Yes, I did post that I would pass on the iPad, but now we own one. Well, actually my wife owns one. Two weeks ago her netbook died. I had every intention of waiting until the Slate came out to get her one of those as a replacement. Friday, they announced that the Slate project had been killed.
I am not exactly a hacker. I think I would call myself a computer tinkerer. I’ve built my own HTPC, written tons of amateur code, entertain myself with post-processing photos and producing videos, etc. Steve Jobs wants to protect my wife’s computer from being fouled up by shade-tree geeks exactly like me. No professional mechanic enjoys taking over the mess made by a failed shade-tree mechanics project. Computer guys like me know just enough to be dangerous. My wife, on the other hand, is a consumer and the iPad is doing an excellent job replacing her netbook.
As with my iPhone, I am once again forced to interface with a device via the means of iTunes. I love hate tolerate iTunes. iTunes is also consumer oriented. If you buy from the company iTunes Store exclusively it probably is just peachy keen. But God help you if you have metadata to doctor. There is practically an industry made up of software to help those of us that play off the Apple reservation. But for those who play by Steve’s rules of all-Apple all-the-time, it is a slick and easy interface. Since we got the Wi-Fi iPad, at least I don’t have AT&T as part of this deal.
With no Kindle app for Android, all android tablets were out. With the Slate biting the dust, it did not appear that a Windows 7 tablet was on the horizon. Plus Windows, with its constant system updates, grows like Topsy. This is a problem on a tablet with only a few gigs of memory.
As a media consumer, I wanted my wife to have access to email, her Kindle book collection, games, photos, and the internet. As an iPhone user, I knew that Apple had mastered touch navigation and that she would pick up the interface intuitively, which she has done.
I wasn’t thrilled with the 4:3 aspect ratio. However, I have to admit that it is probably better for the internet and ebooks. We streamed an IMAX movie off of Netflix, which filled the screen and looked awesome. Even their regular movies are so brilliantly rendered that one loses any sense of deprivation at the wasted real estate above and below the active area.
We had a family gathering this weekend and the iPad was in high demand. Even so the battery was only depleted about 40%. Games and family photos were the favorite activities. I’ve always been a big fan of putting slideshows or videos up on the big screen TV for us to watch together. The downside of that is that one person controls the remote. With the iPad folks quickly swipe through pictures of people they don’t know or subjects for which they don’t care. The viewer controls the pace. When they want to talk about a picture, everyone instinctively just flipped the screen around toward the other person showing them the picture and relayed their commentary. It might be the best way to share albums with friends and family ever.

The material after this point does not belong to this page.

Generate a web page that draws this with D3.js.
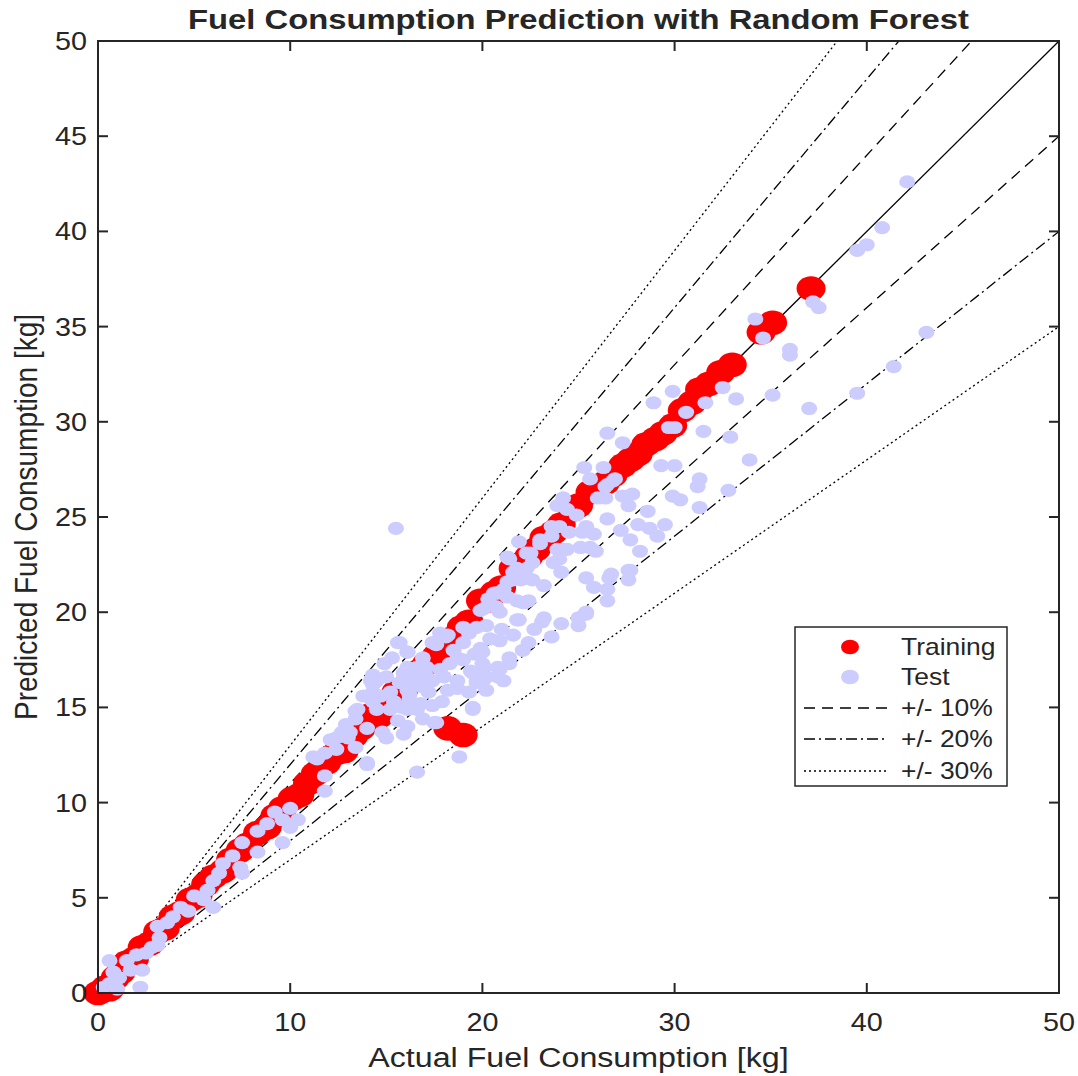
<!DOCTYPE html>
<html>
<head>
<meta charset="utf-8">
<script src="https://cdn.jsdelivr.net/npm/d3@7"></script>
<style>
  body { margin: 0; background: #fff; }
  text { font-family: Arial, "Liberation Sans", sans-serif; fill: #262626; }
</style>
</head>
<body>
<div id="chart"></div>
<script>
// training points [actual, predicted]
var trainData = [
  [0.0,0.0],[0.2,0.1],[0.4,0.3],[0.6,0.2],[0.9,0.8],[1.2,1.1],[1.5,1.6],[1.9,1.8],[2.3,2.4],[2.7,2.6],[3.1,3.2],
  [3.5,3.4],[3.9,4.0],[4.3,4.2],[4.8,4.9],[5.2,5.1],[5.6,5.7],[6.0,6.1],[6.5,6.4],[6.9,7.0],[7.4,7.5],
  [7.8,7.8],[8.3,8.4],[8.8,8.7],[9.2,9.3],[9.6,9.7],[10.1,10.2],[10.5,10.4],[10.9,11.0],[11.3,11.5],[11.9,12.1],
  [12.4,12.6],[12.8,12.7],[13.3,13.5],[13.7,13.9],[14.2,14.6],[14.6,14.5],[15.0,15.2],[15.5,15.8],[15.9,15.9],[16.3,16.6],
  [16.7,16.9],[17.1,17.3],[17.6,17.7],[18.0,18.3],[18.4,18.6],[18.9,19.2],[19.3,19.5],[19.9,20.6],[20.2,20.6],[20.6,21.0],
  [21.0,21.3],[21.6,22.3],[21.9,22.5],[22.4,22.9],[22.8,23.3],[23.2,23.9],[23.7,24.2],[24.1,24.6],[24.7,25.4],[25.0,25.6],
  [25.6,26.3],[25.9,26.4],[26.4,26.8],[26.8,27.2],[27.3,27.7],[27.7,28.0],[28.1,28.3],[28.5,28.8],[29.0,29.1],[29.4,29.4],
  [29.9,29.8],[30.4,30.6],[30.9,31.0],[31.3,31.7],[31.8,32.0],[32.4,32.6],[33.0,33.0],[34.5,34.7],[35.1,35.2],[37.1,37.0],
  [18.2,13.9],[19.0,13.55]
];

// test points [actual, predicted]
var testData = [
  [42.1,42.6],[40.8,40.2],[40.0,39.3],[39.5,39.0],[37.2,36.3],[37.5,36.0],[36.0,33.8],[36.0,33.5],[34.6,34.4],[34.2,35.4],
  [43.1,34.7],[41.4,32.9],[39.5,31.5],[37.0,30.7],[35.1,31.4],[33.2,31.2],[32.5,31.8],[31.6,31.0],[30.6,30.5],[29.9,31.6],
  [28.9,31.0],[30.0,29.7],[29.7,29.7],[31.5,29.5],[32.9,29.2],[26.5,29.4],[27.3,28.9],[33.9,28.0],[32.8,26.4],[31.3,27.0],
  [31.2,26.6],[31.3,25.5],[29.9,26.1],[30.3,25.9],[29.5,24.6],[29.1,24.0],[28.7,24.4],[28.1,24.6],[28.6,25.3],[27.7,23.8],
  [28.2,23.2],[27.2,24.3],[27.6,25.6],[27.3,26.1],[27.8,26.2],[26.5,24.9],[26.7,22.0],[27.6,22.2],[29.3,27.7],[30.0,27.7],
  [26.8,26.9],[26.4,26.6],[26.4,26.0],[26.3,27.6],
  [25.3,27.6],[25.6,27.0],[26.5,26.7],[26.9,27.0],[26.0,26.0],[24.2,26.0],[23.9,25.6],[24.4,25.4],[24.9,25.1],[23.6,24.5],
  [24.0,24.5],[24.5,24.2],[25.4,24.5],[25.8,24.1],[25.1,23.4],[25.9,23.2],[21.9,23.7],[21.4,22.8],[23.0,23.6],[22.5,23.1],
  [22.6,22.6],[24.2,23.3],[23.7,22.6],[24.1,22.1],[23.2,21.4],[22.3,21.8],[22.0,21.7],[21.6,21.7],[21.1,21.2],[20.6,21.0],
  [19.9,20.1],[21.8,20.6],[22.1,20.5],[20.9,20.0],[21.9,19.6],[23.2,19.7],[24.1,19.4],[25.0,19.7],[25.4,20.0],[25.4,21.8],
  [25.8,21.3],[26.6,21.8],[26.5,21.2],[26.5,20.6],[27.7,22.2],[27.6,21.7],
  [21.3,22.9],[23.9,23.3],[25.2,24.2],[25.6,23.4],[22.3,22.3],[22.6,21.7],[21.6,22.1],[21.3,21.6],[20.3,20.7],[22.2,20.5],
  [25.0,19.3],[25.4,19.9],[21.8,19.6],[21.0,19.1],[20.9,18.5],[22.4,18.4],[23.6,18.7],[22.1,18.0],[21.4,17.6],[21.4,17.3],
  [20.8,17.1],[20.8,16.6],[20.1,16.5],[19.7,16.3],[20.1,17.1],[20.0,17.9],[19.5,16.8],[19.3,15.8],[19.5,15.0],[18.7,16.4],
  [19.0,17.5],[18.7,16.0],[18.2,15.9],[17.9,15.3],[17.4,15.1],[16.8,15.2],[16.2,15.7],[16.1,17.9],[15.7,18.4],[18.1,18.7],
  [17.6,18.3],[19.0,18.4],[19.3,18.9],[19.7,19.2],[20.2,19.3],[20.7,20.3],[20.8,21.0],[21.3,20.8],[21.8,22.3],[22.3,23.1],
  [23.0,23.8],[23.6,24.0],[24.4,23.3],[24.0,22.8],[15.5,24.4],[16.6,17.1],[16.1,17.1],[17.1,16.6],[16.4,16.4],[15.7,16.3],
  [16.1,15.9],
  [15.6,18.4],[16.1,17.9],[14.9,17.3],[14.3,16.7],[14.2,16.4],[14.5,16.4],[15.0,16.6],[14.3,15.8],[14.3,15.3],[14.5,14.9],
  [15.2,15.8],[15.2,14.9],[13.5,14.9],[13.4,14.4],[14.0,13.9],[13.1,13.7],[13.0,13.4],[12.4,13.4],[12.1,13.3],[13.4,12.9],
  [12.4,12.8],[11.8,12.6],[11.4,12.3],[14.0,12.0],[11.8,11.4],[11.8,10.6],[16.6,11.6],[14.8,13.7],[15.0,13.4],[15.6,14.3],
  [16.1,14.0],[16.1,14.9],[15.4,15.3],[16.8,16.1],[17.1,16.6],[17.4,18.4],[17.1,17.1],[17.4,16.4],[16.2,15.4],[16.6,14.9],
  [17.6,14.2],
  [21.9,22.1],[20.7,21.0],[20.1,20.2],[22.4,20.6],[23.1,19.5],[19.9,18.1],[20.0,17.3],[19.0,19.2],[19.3,19.0],[18.2,18.8],
  [18.7,17.6],[19.4,16.9],[20.2,16.6],[20.9,17.0],[21.1,16.4],[19.7,16.4],[20.2,15.9],[19.5,14.9],[17.5,14.2],[18.8,12.4],
  [14.0,12.1],[12.7,13.7],[13.4,14.8],[14.3,16.2],[17.0,17.0],[11.2,12.4],
  [16.9,17.6],[17.8,17.0],[18.3,17.3],[15.9,16.8],[15.3,17.6],[14.7,15.6],[17.2,15.8],[18.0,16.6],[16.5,16.6],[15.8,15.0],
  [13.8,15.6],[12.9,14.1],[18.5,18.0],[17.8,18.9],[19.6,17.8],[16.9,14.4],[15.9,13.6],[20.4,18.6],[21.6,18.8],[22.7,19.1],
  [10.0,9.7],[10.4,9.1],[9.6,9.1],[10.0,8.7],[9.6,7.9],[8.3,8.5],[8.3,7.4],[7.5,7.9],[7.0,7.2],[6.5,6.8],
  [7.4,6.6],[7.5,6.3],[6.3,6.3],[6.0,5.9],[5.7,5.4],[6.0,4.5],[5.5,4.9],[4.3,4.5],[3.9,4.0],[3.6,3.7],
  [3.1,3.5],[3.2,2.9],[2.8,2.4],[3.1,2.5],[2.0,2.0],[1.5,1.7],[0.6,1.7],[1.7,1.2],[2.3,1.2],[1.1,0.8],
  [0.6,0.5],[2.2,0.3],[1.0,0.2],[0.3,0.3],[9.2,9.5],[8.8,8.9],[4.7,4.3],[5.0,5.1],[2.5,2.1],[0.8,1.1]
];

// reference lines: slope and style
var slopes = [1, 1.1, 0.9, 1.2, 0.8, 1.3, 0.7];
var slopeStyle = { 1: "solid", 1.1: "dash", 0.9: "dash", 1.2: "dashdot", 0.8: "dashdot", 1.3: "dot", 0.7: "dot" };
var legendLabels = ["Training", "Test", "+/- 10%", "+/- 20%", "+/- 30%"];

var xTicks = [0, 10, 20, 30, 40, 50];
var yTicks = [0, 5, 10, 15, 20, 25, 30, 35, 40, 45, 50];

var W = 1078, H = 1076;
var pL = 98, pR = 1059, pT = 41, pB = 993;
var sx = 1.15; // horizontal text stretch

var dashes = { solid: null, dash: "11,7", dashdot: "11,4,2,4", dot: "2,3" };

var svg = d3.select("#chart").append("svg")
  .attr("width", W)
  .attr("height", H);

var x = d3.scaleLinear().domain([0, 50]).range([pL, pR]);
var y = d3.scaleLinear().domain([0, 50]).range([pB, pT]);

svg.append("clipPath").attr("id", "clip")
  .append("rect")
  .attr("x", pL).attr("y", pT)
  .attr("width", pR - pL).attr("height", pB - pT);

// diagonal lines (clipped to the axes)
svg.append("g").attr("clip-path", "url(#clip)")
  .selectAll(".ref")
  .data(slopes)
  .enter()
  .append("line")
  .attr("class", "ref")
  .attr("x1", x(0)).attr("y1", y(0))
  .attr("x2", (d) => x(Math.min(50, 50 / d)))
  .attr("y2", (d) => y(Math.min(50, 50 / d) * d))
  .attr("stroke", "#000")
  .attr("stroke-width", 1.3)
  .attr("stroke-dasharray", (d) => dashes[slopeStyle[d]]);

// markers (not clipped, they spill over the axes at the origin)
var plot = svg.append("g");

plot.selectAll(".train")
  .data(trainData)
  .enter()
  .append("ellipse")
  .attr("class", "train")
  .attr("cx", (d) => x(d[0]))
  .attr("cy", (d) => y(d[1]))
  .attr("rx", 14.5)
  .attr("ry", 12.3)
  .attr("fill", "#ff0000");

plot.selectAll(".test")
  .data(testData)
  .enter()
  .append("ellipse")
  .attr("class", "test")
  .attr("cx", (d) => x(d[0]))
  .attr("cy", (d) => y(d[1]))
  .attr("rx", 8)
  .attr("ry", 6.6)
  .attr("fill", "#ccccff");

// axes box with inward ticks on all sides
var axisColor = "#262626";
var tickLen = 10;

svg.append("rect")
  .attr("x", pL).attr("y", pT)
  .attr("width", pR - pL).attr("height", pB - pT)
  .attr("fill", "none")
  .attr("stroke", axisColor)
  .attr("stroke-width", 2);

var xt = svg.append("g");
xt.selectAll(".xb").data(xTicks).enter().append("line")
  .attr("x1", (d) => x(d)).attr("x2", (d) => x(d))
  .attr("y1", pB).attr("y2", pB - tickLen)
  .attr("stroke", axisColor).attr("stroke-width", 2);
xt.selectAll(".xt").data(xTicks).enter().append("line")
  .attr("x1", (d) => x(d)).attr("x2", (d) => x(d))
  .attr("y1", pT).attr("y2", pT + tickLen)
  .attr("stroke", axisColor).attr("stroke-width", 2);
xt.selectAll("text").data(xTicks).enter().append("text")
  .attr("transform", (d) => "translate(" + x(d) + "," + (pB + 38) + ") scale(" + sx + ",1)")
  .attr("text-anchor", "middle")
  .attr("font-size", 25)
  .text((d) => d);

var yt = svg.append("g");
yt.selectAll(".yl").data(yTicks).enter().append("line")
  .attr("x1", pL).attr("x2", pL + tickLen)
  .attr("y1", (d) => y(d)).attr("y2", (d) => y(d))
  .attr("stroke", axisColor).attr("stroke-width", 2);
yt.selectAll(".yr").data(yTicks).enter().append("line")
  .attr("x1", pR).attr("x2", pR - tickLen)
  .attr("y1", (d) => y(d)).attr("y2", (d) => y(d))
  .attr("stroke", axisColor).attr("stroke-width", 2);
yt.selectAll("text").data(yTicks).enter().append("text")
  .attr("transform", (d) => "translate(" + (pL - 11) + "," + (y(d) + 9) + ") scale(" + sx + ",1)")
  .attr("text-anchor", "end")
  .attr("font-size", 25)
  .text((d) => d);

// title and axis labels
svg.append("text")
  .attr("transform", "translate(" + ((pL + pR) / 2) + ",29) scale(" + sx + ",1)")
  .attr("text-anchor", "middle")
  .attr("font-size", 28.5)
  .attr("font-weight", "bold")
  .attr("fill", "#000")
  .text("Fuel Consumption Prediction with Random Forest");

svg.append("text")
  .attr("transform", "translate(" + ((pL + pR) / 2) + ",1067) scale(" + sx + ",1)")
  .attr("text-anchor", "middle")
  .attr("font-size", 28)
  .text("Actual Fuel Consumption [kg]");

svg.append("text")
  .attr("transform", "translate(37," + ((pT + pB) / 2) + ") scale(" + sx + ",1) rotate(-90)")
  .attr("text-anchor", "middle")
  .attr("font-size", 28)
  .text("Predicted Fuel Consumption [kg]");

// legend
var lg = svg.append("g").attr("transform", "translate(795,627)");
lg.append("rect")
  .attr("width", 212).attr("height", 159)
  .attr("fill", "#fff")
  .attr("stroke", axisColor)
  .attr("stroke-width", 1.5);

var rowY = [20, 50, 81, 112, 144];
var legendStyle = ["train", "test", "dash", "dashdot", "dot"];

legendLabels.forEach(function(label, i) {
  var s = legendStyle[i];
  if (s === "train" || s === "test") {
    lg.append("ellipse")
      .attr("cx", 55).attr("cy", rowY[i])
      .attr("rx", 9).attr("ry", 7.3)
      .attr("fill", s === "train" ? "#ff0000" : "#ccccff");
  } else {
    lg.append("line")
      .attr("x1", 9).attr("x2", 93)
      .attr("y1", rowY[i]).attr("y2", rowY[i])
      .attr("stroke", "#000").attr("stroke-width", 1.3)
      .attr("stroke-dasharray", dashes[s]);
  }
  lg.append("text")
    .attr("transform", "translate(106," + (rowY[i] + 8) + ") scale(" + sx + ",1)")
    .attr("font-size", 23)
    .attr("fill", "#000")
    .text(label);
});
</script>
</body>
</html>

Loved the sample book in iBooks. The full color illustrations in Winnie the Pooh show off the iPads ebook advantage. iBooks has a clear edge when it comes to children’s story books. The page flipping gimmick is something that I think is kind of fun for twenty seconds. The Kindle app works very well on the iPad, and for our books will continue to be the first option. It is cheaper and the quick page change is so seamless you forget you’re doing it. Glare makes this a primarily indoor ebook reader.
Real Racing HD was a hoot and even non-gamers could just grab it and go.
The email client worked well, with the GUI optimized depending on whether one is in portrait or landscape mode. The Safari browser worked in a manner very similar with the iPhone’s Safari browser. Apple has not been able to properly cope with plug-ins on their computer and have given up trying on mobile platforms. (Jobs posts tend to make it sound like Apple’s crusade to save the world rather than a failure to cope. Make of it what you will.) However, YouTube, Vimeo, and blip.tv have already adapted and we were able to enjoy videos from all three of those sites.
If someone in your family is looking for a low-learning curve interface with which to consume media, the iPad should be right at the top of their list. However, you’ll still need to set up their email, their sync settings in iTunes, and the OTA syncing of their Google calendar (assuming you are your family’s designated geek).
On the other hand, I’m not ready to give up my netbook. Even in the field, I want to be able edit photos and videos, download pictures directly from my camera without extra gear, and run software and applications even if they’re not Jobs approved.
On a final note, I am not so conceited as to think that my wife couldn’t pick her own computer. She could but she wouldn’t. Computers aren’t that important to her and she would never voluntarily spend the money on herself. She is really enjoying the iPad – just like over a million other people.